なぜレプリカントはブレードランナーを殺せなかったのか


■レプリカントはハリソン・フォードを最後に助けた

「ブレードランナー」の続編が公開され話題のようだが(そのうち見ます)、1作目で魅力的だったのは、ラストの大雨のロサンジェルス某ビルの上で、レプリカント(アンドロイド)のボスがハリソン・フォードを殺そうとしながら最後に助けたことだった。

火星(だったかな)での奴隷労働から逃れてきたレプリカントは、その年中に「寿命」(4年)が訪れる予定であり、最後の最後、ハリソン・フォードを見逃して静かに微笑みつつ死んだのであった。

レプリカントという「便利な存在」は、偽物の記憶を植え付けられ火星に奴隷労働に行き、一部は地球に脱走して自分の存在証明のため寿命の範囲内であがく。

逆に、自分がレプリカントというアイデンティティをもたないレプリカントは(たとえばハリソン・フォードとラストに逃亡する秘書)、自分は何者かという点で揺らぎ続ける。

印象的なのは、レプリカントが人間に組織的に反抗するのではなく、人間社会に「紛れ込もう」とする点だ。抑圧される少数グループが組織的に抑圧者と戦うのではなく、抑圧者の社会に紛れ込む。

それは4年という寿命も大きいのだろうが、僕にはその、反抗でなく紛れ込みというレプリカントの欲望がリアルに感じられた。

自分の個性を消去するほうが得策

社会に紛れ込むためには、自分の個性を消去するほうが得策だ。レプリカントというマイノリティ性を隠して生き抜くために、その個性を捨て去り、たとえば踊り子(ゾーラという脱走レプリカント)等の匿名職業キャラで生きていく。
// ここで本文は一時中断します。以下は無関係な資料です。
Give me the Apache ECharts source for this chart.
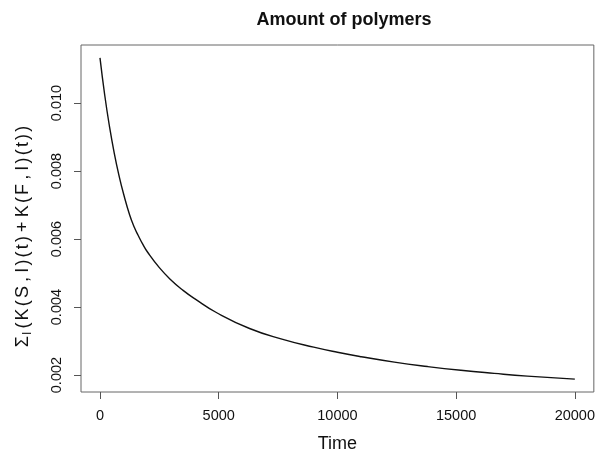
<!DOCTYPE html>
<html>
<head>
<meta charset="utf-8">
<script src="https://cdn.jsdelivr.net/npm/echarts@6/dist/echarts.min.js"></script>
<style>
  html, body { margin: 0; padding: 0; background: #fff; }
  #chart { width: 598px; height: 458px; }
</style>
</head>
<body>
<div id="chart"></div>
<script>
// values
const times = [0, 200, 400, 600, 800, 1000, 1250, 1450, 1600, 1800, 2000, 2500, 3000, 3500, 4000, 4900,
  6300, 7700, 9000, 10000, 11000, 12400, 13800, 15200, 16600, 18000, 20000];
const amounts = [0.01133, 0.01023, 0.00931, 0.00853, 0.00787, 0.00731, 0.00671, 0.00634, 0.00612,
  0.00585, 0.00562, 0.00516, 0.00479, 0.00449, 0.00424, 0.00384, 0.00337, 0.00305, 0.00282,
  0.00267, 0.00254, 0.00238, 0.00225, 0.00214, 0.00205, 0.00197, 0.00188];
const xTicks = [0, 5000, 10000, 15000, 20000];
const yTicks = [0.002, 0.004, 0.006, 0.008, 0.010];

const font = "Liberation Sans";
const textColor = "#111";

// y axis title: Σ with subscript I, then the sum (set a bit loosely, like R plotmath)
const yTitleHead = "Σ";
const yTitleSub = "I";
const yTitleRest = "(K(S,I)(t)+K(F,I)(t))";
const yTitle = "{c|" + yTitleHead + "}{sub|" + yTitleSub + "}" +
  yTitleRest.split("").map((ch) => (ch === "+" || ch === "," ? "{op|" : "{c|") + ch + "}").join("");

let chart = echarts.init(document.getElementById("chart"));

chart.setOption({
  animation: false,
  title: {
    text: "Amount of polymers",
    left: 339,
    top: 6,
    textAlign: "center",
    textStyle: { fontFamily: font, fontSize: 18, fontWeight: "bold", color: textColor },
  },
  grid: {
    left: 81,
    right: 1,
    top: 45,
    bottom: 64,
    show: true,
    borderColor: "#666",
    borderWidth: 1,
  },
  xAxis: {
    type: "value",
    min: -800,
    max: 20800,
    name: "Time",
    nameLocation: "middle",
    nameGap: 43,
    nameTextStyle: { fontFamily: font, fontSize: 18, color: textColor },
    axisLine: { show: false, onZero: false },
    splitLine: { show: false },
    axisTick: {
      show: true,
      length: 7,
      customValues: xTicks,
      lineStyle: { color: "#555" },
    },
    axisLabel: {
      customValues: xTicks,
      margin: 16,
      fontFamily: font,
      fontSize: 14.5,
      color: textColor,
      formatter: (v) => String(v),
    },
  },
  yAxis: {
    type: "value",
    min: 0.001502,
    max: 0.011708,
    name: yTitle,
    nameLocation: "middle",
    nameGap: 47,
    nameRotate: 90,
    nameTextStyle: {
      fontFamily: font,
      fontSize: 18,
      color: textColor,
      padding: [0, 36, 0, 0],
      rich: {
        c: { fontFamily: font, fontSize: 18, color: textColor, lineHeight: 22, padding: [0, 1.1, 0, 1.1] },
        op: { fontFamily: font, fontSize: 18, color: textColor, lineHeight: 22, padding: [0, 3, 0, 3] },
        sub: { fontFamily: font, fontSize: 12, color: textColor, lineHeight: 8, verticalAlign: "bottom", padding: [0, 2, 0, 0] },
      },
    },
    axisLine: { show: false, onZero: false },
    splitLine: { show: false },
    axisTick: {
      show: true,
      length: 7,
      customValues: yTicks,
      lineStyle: { color: "#555" },
    },
    axisLabel: {
      customValues: yTicks,
      rotate: 90,
      margin: 17,
      fontFamily: font,
      fontSize: 14.5,
      color: textColor,
      formatter: (v) => v.toFixed(3),
    },
  },
  series: [
    {
      type: "line",
      data: times.map((t, i) => [t, amounts[i]]),
      smooth: 0.5,
      showSymbol: false,
      lineStyle: { color: "#111", width: 1.4 },
    },
  ],
});
</script>
</body>
</html>
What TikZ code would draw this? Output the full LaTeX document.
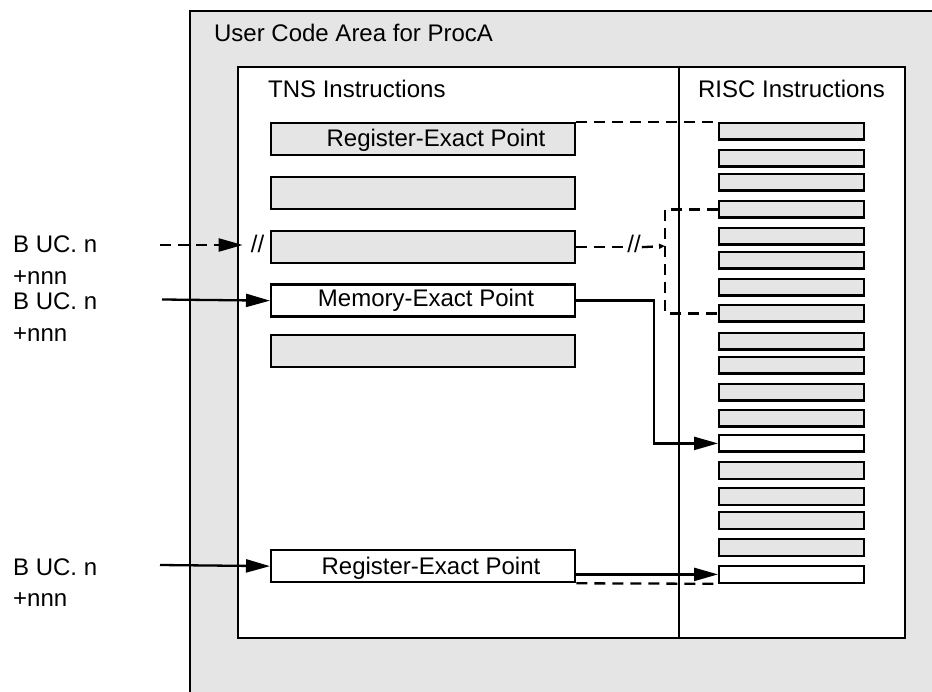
\documentclass[tikz,border=0pt]{standalone}
\usepackage{fontspec}
\setmainfont{Liberation Sans}
\usetikzlibrary{arrows.meta}
\definecolor{panelgrey}{RGB}{229,229,229}
\begin{document}
\begin{tikzpicture}[x=1pt, y=-1pt, line width=2.3pt,
  font=\fontsize{24}{28}\selectfont,
  tnsbox/.style={draw, fill=panelgrey, minimum width=304pt, minimum height=32pt,
    inner sep=0pt, anchor=north west},
  riscbar/.style={draw, minimum width=145pt, minimum height=16.5pt,
    inner sep=0pt, anchor=north west},
  dashline/.style={dash pattern=on 11pt off 7pt},
  bigtip/.style={-{Triangle[length=24pt,width=13pt]}},
  txt/.style={anchor=base west, inner sep=0pt},
  ctxt/.style={anchor=base, inner sep=0pt}]

\useasboundingbox (0,0) rectangle (932,692);

% shaded code area (runs off the page to the right and bottom)
\fill[panelgrey] (190,11) rectangle (932,692);
\draw[line join=miter] (190,692) -- (190,11) -- (932,11);
\node[txt] (areatitle) at (213,41.7) {User Code Area for ProcA};

% white instruction panel with its column divider
\node[draw, fill=white, minimum width=667pt, minimum height=571pt,
  inner sep=0pt, anchor=north west] (codebox) at (237,66) {};
\draw (679,66) -- (679,637);
\node[txt] (tnshead) at (267,98) {TNS Instructions};
\node[ctxt] (rischead) at (791.5,98) {RISC Instructions};

% TNS instructions
\node[tnsbox] (t1) at (270,122) {};
\node[tnsbox] (t2) at (270,176) {};
\node[tnsbox] (t3) at (270,230) {};
\node[tnsbox, fill=white] (t4) at (270,283.5) {};
\node[tnsbox] (t5) at (270,334) {};
\node[tnsbox, fill=white] (t6) at (270,549) {};
\node[ctxt] (t1text) at (436,146.7) {Register-Exact Point};
\node[ctxt] (t4text) at (426,306.7) {Memory-Exact Point};
\node[ctxt] (t6text) at (431,574.3) {Register-Exact Point};

% RISC instructions
\foreach \t/\f [count=\i] in {122/panelgrey,149/panelgrey,173/panelgrey,
    200/panelgrey,227/panelgrey,251/panelgrey,278/panelgrey,304/panelgrey,
    332/panelgrey,356/panelgrey,383/panelgrey,409/panelgrey,434/white,
    461/panelgrey,487/panelgrey,511/panelgrey,538/panelgrey,565/white}
  \node[riscbar, fill=\f] (r\i) at (718,\t) {};

% branch labels on the left
\node[txt] (b1) at (12,253) {B UC. n};
\node[txt] (n1) at (12,285) {+nnn};
\node[txt] (b2) at (12,310) {B UC. n};
\node[txt] (n2) at (12,341.7) {+nnn};
\node[txt] (b3) at (12,575) {B UC. n};
\node[txt] (n3) at (12,606.7) {+nnn};

\coordinate (s1) at (160,245);
\coordinate (s2) at (162,299.5);
\coordinate (s3) at (160,565);

% branch into a non-exact point (not allowed)
\node[ctxt] (sl1) at (257.5,253) {//};
\draw[dashline, bigtip, shorten >=7pt] (s1) -- (s1 -| sl1.west);

% branches into exact points
\draw[bigtip] (s2) -- (t4.west);
\draw[bigtip] (s3) -- (t6.west);

% register-exact point at the top
\draw[dashline] (t1.north east) -- (r1.north west);

% non-exact TNS instruction maps to a group of RISC instructions
\node[ctxt] (sl2) at (634,253) {//};
\coordinate (brk) at (665,246);
\draw[dashline] (t3.east) -- (t3.east -| sl2.west);
\draw[dashline, -{Triangle[length=6pt,width=5pt]}] (t3.east -| sl2.east) -- (brk);
\draw[dashline] (r4.west) -- (r4.west -| brk) -- (r8.west -| brk) -- (r8.west);

% memory-exact point
\draw[bigtip] (t4.east) -- ++(78,0) |- (r13.west);

% register-exact point at the bottom
\draw[bigtip] (t6.east |- r18.west) -- (r18.west);
\draw[dashline] (t6.south east) -- (r18.south west);

\end{tikzpicture}
\end{document}
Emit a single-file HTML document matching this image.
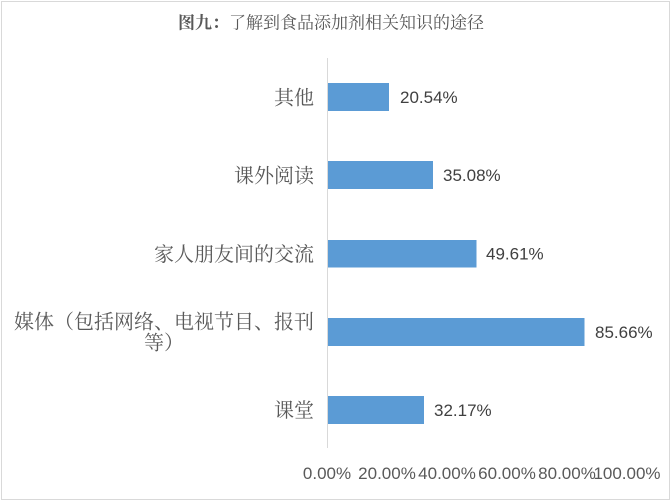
<!DOCTYPE html>
<html><head><meta charset="utf-8">
<style>
html,body{margin:0;padding:0;background:#fff;}
svg{display:block;}
.cat{font-family:"Noto Serif CJK SC","Liberation Serif",serif;font-size:20px;fill:#595959;}
.val{font-family:"Liberation Sans","Noto Sans CJK SC",sans-serif;font-size:17px;fill:#404040;}
.tick{font-family:"Liberation Sans","Noto Sans CJK SC",sans-serif;font-size:17px;fill:#595959;}
.title{font-family:"Noto Serif CJK SC","Liberation Serif",serif;font-size:17px;fill:#595959;}
</style></head>
<body>
<svg width="671" height="501" viewBox="0 0 671 501" xmlns="http://www.w3.org/2000/svg">
<rect x="0" y="0" width="671" height="501" fill="#fff"/>
<rect x="1.5" y="1.5" width="668" height="498" fill="none" stroke="#d9d9d9" stroke-width="1"/>
<text class="title" x="178" y="28.5"><tspan font-weight="bold">图九：</tspan>了解到食品添加剂相关知识的途径</text>

<line x1="327.5" y1="58" x2="327.5" y2="448" stroke="#d9d9d9" stroke-width="1"/>

<rect x="328" y="83" width="61" height="28" fill="#5b9bd5"/>
<rect x="328" y="161" width="105" height="28" fill="#5b9bd5"/>
<rect x="328" y="240" width="148.5" height="27.5" fill="#5b9bd5"/>
<rect x="328" y="318" width="256.5" height="28" fill="#5b9bd5"/>
<rect x="328" y="396" width="96" height="28" fill="#5b9bd5"/>

<text class="val" x="400" y="103">20.54%</text>
<text class="val" x="443" y="181">35.08%</text>
<text class="val" x="486" y="259.5">49.61%</text>
<text class="val" x="595" y="338">85.66%</text>
<text class="val" x="434" y="416">32.17%</text>

<text class="cat" x="314" y="104.5" text-anchor="end">其他</text>
<text class="cat" x="314" y="182.5" text-anchor="end">课外阅读</text>
<text class="cat" x="314" y="261" text-anchor="end">家人朋友间的交流</text>
<text class="cat" x="164" y="328.5" text-anchor="middle">媒体（包括网络、电视节目、报刊</text>
<text class="cat" x="164" y="349.5" text-anchor="middle">等）</text>
<text class="cat" x="314" y="417" text-anchor="end">课堂</text>

<text class="tick" x="327" y="479" text-anchor="middle">0.00%</text>
<text class="tick" x="387" y="479" text-anchor="middle">20.00%</text>
<text class="tick" x="447" y="479" text-anchor="middle">40.00%</text>
<text class="tick" x="507" y="479" text-anchor="middle">60.00%</text>
<text class="tick" x="567" y="479" text-anchor="middle">80.00%</text>
<text class="tick" x="627" y="479" text-anchor="middle">100.00%</text>
</svg>
</body></html>
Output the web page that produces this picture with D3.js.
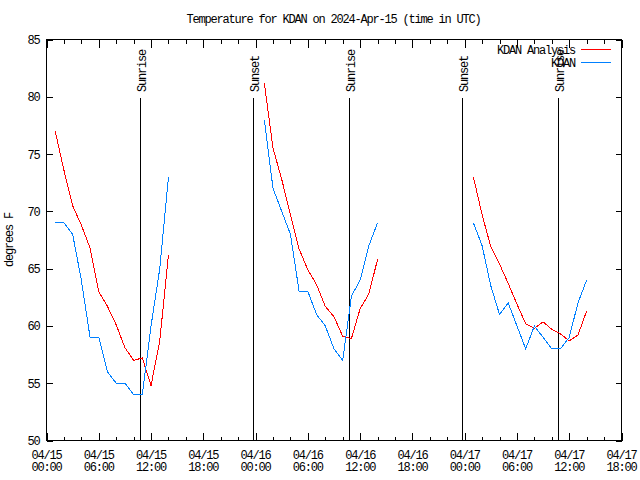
<!DOCTYPE html>
<html><head><meta charset="utf-8">
<script src="https://cdn.jsdelivr.net/npm/d3@7"></script>
<style>
body{margin:0;background:#fff}
svg text{font-family:"Liberation Mono",monospace;font-size:12px;letter-spacing:-1.2px;fill:#000}
</style></head><body>
<svg id="c" width="640" height="480"></svg>
<script>
const title = "Temperature for KDAN on 2024-Apr-15 (time in UTC)";
const yLabel = "degrees F";
const xStart = "2024-04-15T00:00:00Z";
const xEnd = "2024-04-17T18:00:00Z";
const yTicks = [50, 55, 60, 65, 70, 75, 80, 85];
const days = ["2024-04-15", "2024-04-16", "2024-04-17"];
const readingHours = [1, 2, 3, 4, 5, 6, 7, 8, 9, 10, 11, 12, 13, 14];
const seriesNames = ["KDAN Analysis", "KDAN"];
const analysisDay1 = [77.0, 73.6, 70.5, 68.8, 66.8, 63.0, 61.7, 60.1, 58.1, 57.0, 57.2, 54.8, 58.7, 66.2];
const analysisDay2 = [81.2, 75.5, 72.8, 69.7, 66.7, 64.9, 63.6, 61.7, 60.8, 59.1, 58.9, 61.5, 62.8, 65.8];
const analysisDay3 = [73.0, 69.7, 66.9, 65.4, 63.7, 61.9, 60.2, 59.8, 60.35, 59.7, 59.3, 58.7, 59.2, 61.3];
const kdanDay1 = [69, 69, 68, 64, 59, 59, 56, 55, 55, 54, 54, 60, 65, 73];
const kdanDay2 = [78, 72, 70, 68, 63, 63, 61, 60, 58, 57, 62.6, 64, 67, 69];
const kdanDay3 = [69, 67, 63.5, 61, 62, 60, 58, 60, 59, 58, 58, 59, 62, 64];
const sunLabels = ["Sunrise", "Sunset", "Sunrise", "Sunset", "Sunrise"];
const sunTimes = ["2024-04-15T10:46:00Z", "2024-04-15T23:47:00Z", "2024-04-16T10:45:00Z", "2024-04-16T23:45:00Z", "2024-04-17T10:47:00Z"];

const svg = d3.select("#c");
const L = 46.5, R = 621.5, T = 39.5, B = 440.5;
const x = d3.scaleUtc().domain([new Date(xStart), new Date(xEnd)]).range([L, R]);
const y = d3.scaleLinear().domain([50, 85]).range([B, T]);

svg.append("rect").attr("width", 640).attr("height", 480).attr("fill", "#fff");

const majors = d3.utcHour.every(6).range(new Date(xStart), new Date(+new Date(xEnd) + 1));
const minors = d3.utcHour.every(2).range(new Date(xStart), new Date(+new Date(xEnd) + 1))
  .filter(d => d.getUTCHours() % 6 !== 0);

function clean(g){ g.select(".domain").remove(); g.selectAll("line").attr("stroke", "#000").attr("shape-rendering", "crispEdges"); }

svg.append("g").attr("transform", `translate(0,${B})`)
  .call(d3.axisBottom(x).tickValues(majors).tickSize(-8).tickFormat(""))
  .call(clean).selectAll("text").remove();
svg.append("g").attr("transform", `translate(0,${B})`)
  .call(d3.axisBottom(x).tickValues(minors).tickSize(-4).tickFormat(""))
  .call(clean).selectAll("text").remove();
svg.append("g").attr("transform", `translate(0,${T})`)
  .call(d3.axisTop(x).tickValues(majors).tickSize(-8).tickFormat(""))
  .call(clean).selectAll("text").remove();
svg.append("g").attr("transform", `translate(0,${T})`)
  .call(d3.axisTop(x).tickValues(minors).tickSize(-4).tickFormat(""))
  .call(clean).selectAll("text").remove();

// x labels (two lines)
const fmtDay = d3.utcFormat("%m/%d"), fmtTime = d3.utcFormat("%H:%M");
const xl = svg.append("g").selectAll("text").data(majors).join("text")
  .attr("text-anchor", "middle").attr("transform", d => `translate(${x(d)},0)`);
xl.append("tspan").attr("x", 0).attr("y", 458.5).text(d => fmtDay(d));
xl.append("tspan").attr("x", 0).attr("y", 471).text(d => fmtTime(d));

const gy = svg.append("g").attr("transform", `translate(${L},0)`)
  .call(d3.axisLeft(y).tickValues(yTicks).tickSize(-6).tickPadding(7).tickFormat(d3.format("d")))
  .call(clean);
gy.selectAll("text").attr("dy", "0.33em");
svg.append("g").attr("transform", `translate(${R},0)`)
  .call(d3.axisRight(y).tickValues(yTicks).tickSize(-6).tickFormat(""))
  .call(clean).selectAll("text").remove();
svg.selectAll("g").attr("font-family", null).attr("font-size", null);

// border
svg.append("rect").attr("x", L).attr("y", T).attr("width", R - L).attr("height", B - T)
  .attr("fill", "none").attr("stroke", "#000").attr("shape-rendering", "crispEdges");

// title and y label
svg.append("text").attr("x", 333.5).attr("y", 23).attr("text-anchor", "middle").text(title);
svg.append("text").attr("transform", "translate(13,240) rotate(-90)").attr("text-anchor", "middle").text(yLabel);

// sunrise / sunset markers
const sun = sunTimes.map((t, i) => ({ t: new Date(t), label: sunLabels[i] }));
svg.append("g").selectAll("line").data(sun).join("line")
  .attr("x1", d => Math.floor(x(d.t)) + 0.5).attr("x2", d => Math.floor(x(d.t)) + 0.5)
  .attr("y1", B).attr("y2", 98).attr("stroke", "#000").attr("shape-rendering", "crispEdges");
svg.append("g").selectAll("text").data(sun).join("text")
  .attr("transform", d => `translate(${Math.floor(x(d.t)) + 6},92) rotate(-90)`)
  .attr("text-anchor", "start").text(d => d.label);

// series
function pts(vals, di){
  return readingHours.map((h, i) => ({ t: new Date(`${days[di]}T${String(h).padStart(2, "0")}:00:00Z`), v: vals[i] }));
}
const analysis = [analysisDay1, analysisDay2, analysisDay3];
const kdan = [kdanDay1, kdanDay2, kdanDay3];
const line = d3.line().x(d => x(d.t)).y(d => y(d.v));
const colors = ["#ff0000", "#0080ff"];
[analysis, kdan].forEach((ser, si) => {
  ser.forEach((vals, di) => {
    svg.append("path").datum(pts(vals, di)).attr("d", line)
      .attr("fill", "none").attr("stroke", colors[si]).attr("stroke-width", 1)
      .attr("shape-rendering", "crispEdges");
  });
});

// legend
const leg = svg.append("g");
seriesNames.forEach((n, i) => {
  const ly = 49.5 + i * 13;
  leg.append("text").attr("x", 575).attr("y", ly + 4).attr("text-anchor", "end").text(n);
  leg.append("line").attr("x1", 581).attr("x2", 611).attr("y1", ly).attr("y2", ly)
    .attr("stroke", colors[i]).attr("shape-rendering", "crispEdges");
});
</script>
</body></html>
ゾーラという名前よりは、「あの踊り子」というキャラがその社会では認められる。

真の名は消去され、印象的な踊り子キャラとしてそのレプリカントはロサンジェルスで生きており、皮肉なことにそのキャラ設定の証拠から、ゾーラ/踊り子はハリソン・フォードに殺される。


■弱さの概念化以前の、戦い

前回(差別してはいけないというポリティカル・コレクトネスが、弱さの実像を覆い隠す)引用したスピヴァク『サバルタンは語ることができるか』では、インドの最下層の男たちの妻たちには名前が与えられておらず、夫が罪を犯し処刑される際に、その名もなき妻たちも同時に処刑される慣習があることが指摘されている。

インドの最下層の妻たちが、社会に溶け込むために、反抗することはできず、また自分の名の捨象を選ぶこともない。それは結果として忘れられ、夫の付随物として扱われる。

レプリカントを便利な労働者/物として扱う人間は、人間社会内に紛れ込みたい欲望をもつレプリカントを、ブレードランナーを雇用して排除する。ここには、アンチ差別的ポリティカルコレクトネス議論は背景化されている。

社会に紛れ込みたいレプリカント、それを排除したい権力、権力に雇用されながらもレプリカントを愛するブレードランナー、そんなキャラたちが、うどんを食べたり眼の光彩を検査したり雨の中戦ったりしながら、ベタなコミュニケーションを繰り広げる。

弱さの実像は、弱さを概念化(レプリカントだったりひきこもりだったり虐待サバイバーだったり、その他多くのマイノリティ)する前の、戦いと無名と諦めと許し等々の中に潜んでいる。